In sintesi, “il posto” è la storia di un affrancamento che pone le sue fondamenta sulle possibilità di studio e conoscenza offerte ad una figlia, la quale crescendo impara, suo malgrado, tutte le fragilità familiari che nascono dal desiderio di rivalsa sociale, a seguito di rigori e fatiche imposte dalla miseria. Questa lucida, a tratti anche spietata, ma salda coscienza del potere della cultura dà a questo testo una forza universale.
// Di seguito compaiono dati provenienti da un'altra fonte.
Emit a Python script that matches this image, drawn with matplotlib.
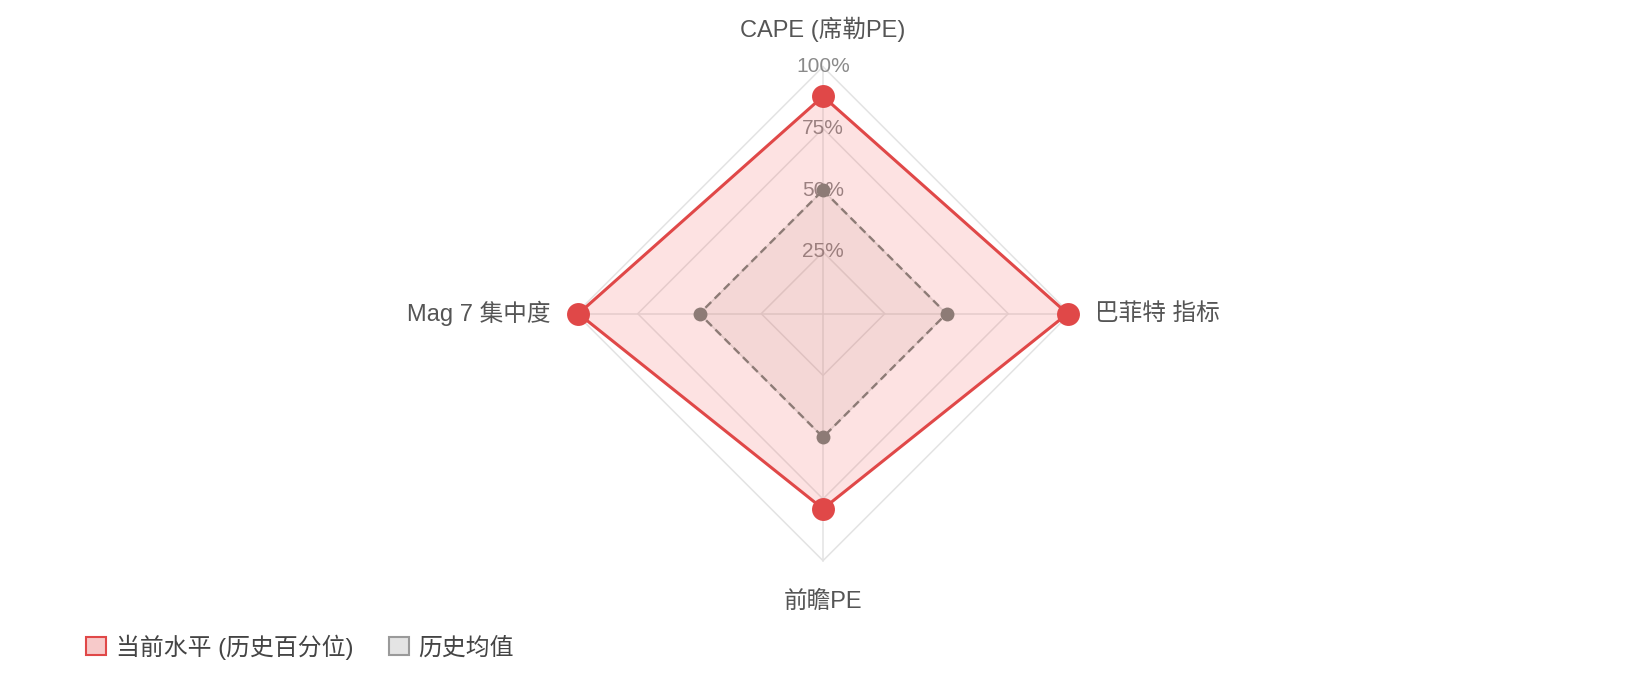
import numpy as np
import matplotlib
matplotlib.use("Agg")
import matplotlib.pyplot as plt
from matplotlib.patches import Patch

# ---- data ----
categories = ["CAPE (席勒PE)", "巴菲特 指标", "前瞻PE", "Mag 7 集中度"]
current_pct = [88, 99, 79, 99]
hist_avg = [50, 50, 50, 50]
tick_values = [25, 50, 75, 100]
tick_labels = ["25%", "50%", "75%", "100%"]
series_names = ["当前水平 (历史百分位)", "历史均值"]

FONT = ["Liberation Sans", "Noto Sans CJK SC", "DejaVu Sans"]
plt.rcParams["font.family"] = FONT

RED = "#e04848"
RED_FILL = (245 / 255, 80 / 255, 80 / 255, 0.16)
GRAY = "#8d7b76"
GRID = "#e3e3e3"

W, H, DPI = 1648, 686, 100
fig = plt.figure(figsize=(W / DPI, H / DPI), dpi=DPI)
fig.patch.set_facecolor("white")

cx, cy, R = 823, 686 - 313.7, 247
ax = fig.add_axes([(cx - R) / W, (cy - R) / H, 2 * R / W, 2 * R / H], projection="polar")
ax.set_theta_offset(np.pi / 2)
ax.set_theta_direction(-1)
ax.set_ylim(0, 100)
ax.grid(False)
ax.set_xticks([])
ax.set_yticks([])
ax.spines["polar"].set_visible(False)
ax.patch.set_alpha(0)

n = len(categories)
angles = np.linspace(0, 2 * np.pi, n, endpoint=False)
closed = np.append(angles, angles[0])

# grid polygons and spokes
for t in tick_values:
    ax.plot(closed, [t] * (n + 1), color=GRID, lw=1.1, zorder=1, clip_on=False)
for a in angles:
    ax.plot([a, a], [0, 100], color=GRID, lw=1.1, zorder=1, clip_on=False)

# tick labels along the top axis
for t, lab in zip(tick_values, tick_labels):
    ax.text(0, t, lab, ha="center", va="center", fontsize=15, color="#8a8a8a", zorder=2)

# historical average
hv = np.append(hist_avg, hist_avg[0])
ax.fill(closed, hv, color="#9a8070", alpha=0.10, zorder=3, lw=0, clip_on=False)
ax.plot(closed, hv, color=GRAY, lw=1.7, linestyle=(0, (3.4, 2.1)), zorder=4, clip_on=False)
ax.plot(angles, hist_avg, "o", color=GRAY, ms=10, zorder=6, mew=0, clip_on=False)

# current level
cv = np.append(current_pct, current_pct[0])
ax.fill(closed, cv, facecolor=RED_FILL, zorder=3, lw=0, clip_on=False)
ax.plot(closed, cv, color=RED, lw=2.2, zorder=5, clip_on=False)
ax.plot(angles, current_pct, "o", color=RED, ms=16.5, zorder=7, mew=0, clip_on=False)

# category labels
label_pos = [
    (115.0, "center", "center"),
    (110.2, "left", "center"),
    (116.6, "center", "center"),
    (110.2, "right", "center"),
]
for a, txt, (r, ha, va) in zip(angles, categories, label_pos):
    ax.text(a, r, txt, ha=ha, va=va, fontsize=17, color="#555555", clip_on=False)

# legend
handles = [
    Patch(facecolor="#f7caca", edgecolor=RED, lw=1.5, label=series_names[0]),
    Patch(facecolor="#e4e4e4", edgecolor="#9a9a9a", lw=1.5, label=series_names[1]),
]
fs = 17.2
fpx = fs * DPI / 72
leg = fig.legend(
    handles=handles,
    loc="center left",
    bbox_to_anchor=(86 / W, (H - 647) / H),
    ncol=2,
    frameon=False,
    fontsize=fs,
    handlelength=20 / fpx,
    handleheight=19 / fpx,
    handletextpad=10 / fpx,
    columnspacing=35 / fpx,
    borderpad=0,
    borderaxespad=0,
)
for t in leg.get_texts():
    t.set_color("#444444")

fig.savefig("out.png", dpi=DPI, facecolor=fig.get_facecolor())
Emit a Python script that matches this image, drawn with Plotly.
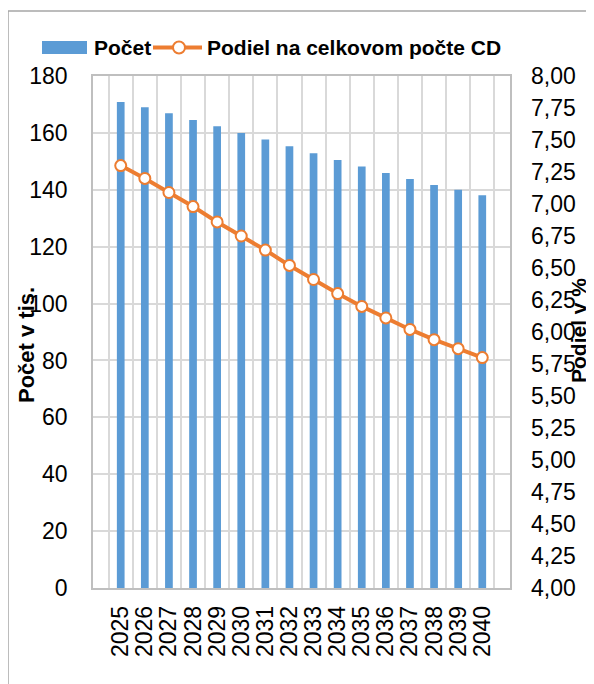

La figlia osserva, impara dal mondo circostante ma sa anche soprattutto ri-conoscere le sue origini, ed è da qui, dalla consapevolezza del contesto di cui ha fatto parte, che prende le distanze, facendo di una vicenda personale lo scorcio di una storia universale che riguarda tutti.
Tre parole che rimangono
Riscatto: “Il posto” è la storia di un riscatto personale e sociale compiuto dall’autrice nei confronti delle proprie umili origini verso le quali si alternano sentimenti ambivalenti che le consentono di compiere il processo di separazione e individuazione necessario alla costruzione della sua identità adulta.
Vergogna: è forse l’emozione che prevale e accompagna tutto il racconto; si tratta di un vissuto che accomuna i protagonisti nel loro perenne senso di mancanza che li fa percepire costantemente fuori posto anche quando sembrano raggiungere il senso della loro esistenza.
Linguaggio: il vero protagonista del libro, scarno e tagliente, si insinua nel dolore della perdita rispecchiando da una parte le difese evitanti dell’autrice e dall’altra l’unica modalità per riparare la relazione controversa con il genitore “forse scrivo perché non avevamo più niente da dirci”.
Non ci resta che...
Immergerci in questa lettura densa e allo stesso tempo piatta e fare i conti con i nostri vissuti di perdita per scoprire l’universale che si cela dietro a questo racconto all’apparenza così impersonale.